Debunking the Myths of the Founding Fathers
This country’s Founding Fathers were racist, sexist white men whose opinions don’t matter in today’s world — unless they can be used to bolster liberal talking points.
The Politically Incorrect Guide to the Founding Fathers by Brion McClanahan smashes those misguided notions by re-examining the men who helped forge this country’s government without falling back on postmodern spin.
Founding Fathers is a painstaking look at how the country began, where the Founders stood on key issues like freedom of religion, as well as how they came to their political philosophies.
It also details the spirited debates behind some of the major principles which still guide American citizens in 2009.
Despite everything that’s already been written on the subject, nagging myths still cloud the images we have of these historic men. Founding Fathers debunks many of these tall tales with alacrity.
Some myths were born from elements of truth, or evidence sharply pointing toward a popular conclusion, such as Thomas Jefferson’s connection to slave Sally Hemings. Others, like Alexander Hamilton’s gay love story, appear to be concocted from whole cloth.
But such is the power, and the lure, of the Founding Fathers till this day. Attach a cause to them and, voila, instant gravitas. For the gay rights movement, Hamilton’s alleged sexual behavior was used by some to advance gay causes, the author says.
The book also sprinkles copious sidebars along with the main text, including features like PC-shattering Books They Don’t Want You to Read and pull-out quotes that remind us of the wisdom the Founders brought to their task.
Is it any wonder that we’re still liberally quoting from the likes of Benjamin Franklin (“Haste makes waste”)?
The book doesn’t shy away from the Fathers’ flaws. Yes, they owned slaves — as did many of their peers during that era. But most of the Founders were deeply uncomfortable with the practice, and some went on to help eradicate the stain of slavery from the young nation.
“The fact that many of these men owned slaves should not denigrate their achievements,”
Slavery certainly dominated life in the Southern states during their era, but it was by no means restricted to that part of the country. Nor was anti-black legislation, which ruled over both the North and the South.
To some, the Founders were “petulant” (James Madison), “irritable and vain” (John Adams) and “dim-witted demagogues” (John Hancock).
But their work continues to speak for itself.
If there’s one message the book returns to over and again with its colorful portraits of the Fathers and their political battles, it’s their embrace of states rights.
McClanahan recalls how strongly the Founders wanted states’ rights as a measure against a too-powerful executive branch. It’s a message modern-day conservatives still rally around, and it’s one which can be traced directly back to the Founders.
The Founders comes off as real people here, not men put on a pedestal for the remarkable documents they forged. They led lives filled with drama and didn’t always live up to societal ideals. Adams wore a sword to Senate sessions, and Franklin was a bit of a ladies man despite his less than traditional looks.
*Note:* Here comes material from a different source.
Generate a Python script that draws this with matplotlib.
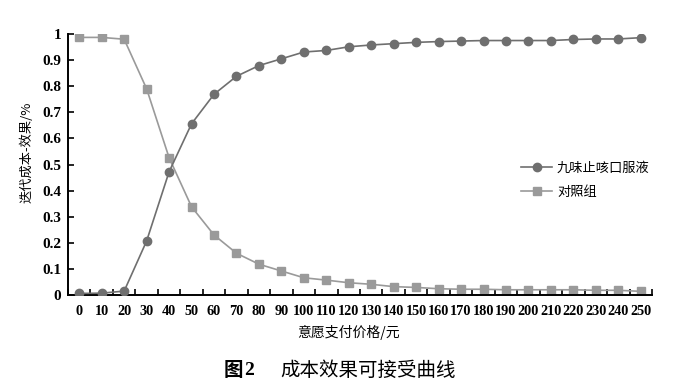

But he didn’t father nearly as many illegitimate children as some have argued.
McClanahan always serves up some juicy information not readily known about the subject matter. Jefferson didn’t want to become president and, given his humble nature, he is buried under a simple obelisk. Franklin sought “divine intervention” during a breakdown in talks while at the Constitutional Convention.
We also learn about Samuel Adams, one of several “forgotten Founders” profiled in the book.
What’s most astonishing about the new book is how it touches on issues more than 200 years old that still apply, often directly, to the current culture. Newspaper bias. Freedom of religion. The right to bear arms — and for what purpose. All these issues were considered, debated and decided upon by the Founders, and to push aside their wisdom on the issues seems a foolish gambit.
McClanahan embellishes that point with his final chapter — “What The Founding Fathers Would Do” — a look at how Washington, Adams and Jefferson might address some of today’s seemingly intractable problems It’s likely the Founders, who saw running for office as a civil duty, not a career path, would trim federal spending, end commitments to NATO and the United Nations and put limits on immigration.
Some of those solutions sound positively conservative, while others, like amending the Patriot Act, could be gleaned from a liberal blog site.
The Founding Fathers care more about principle than ideology, something The Politically Incorrect Guide to the Founding Fathers understands better than some other history texts.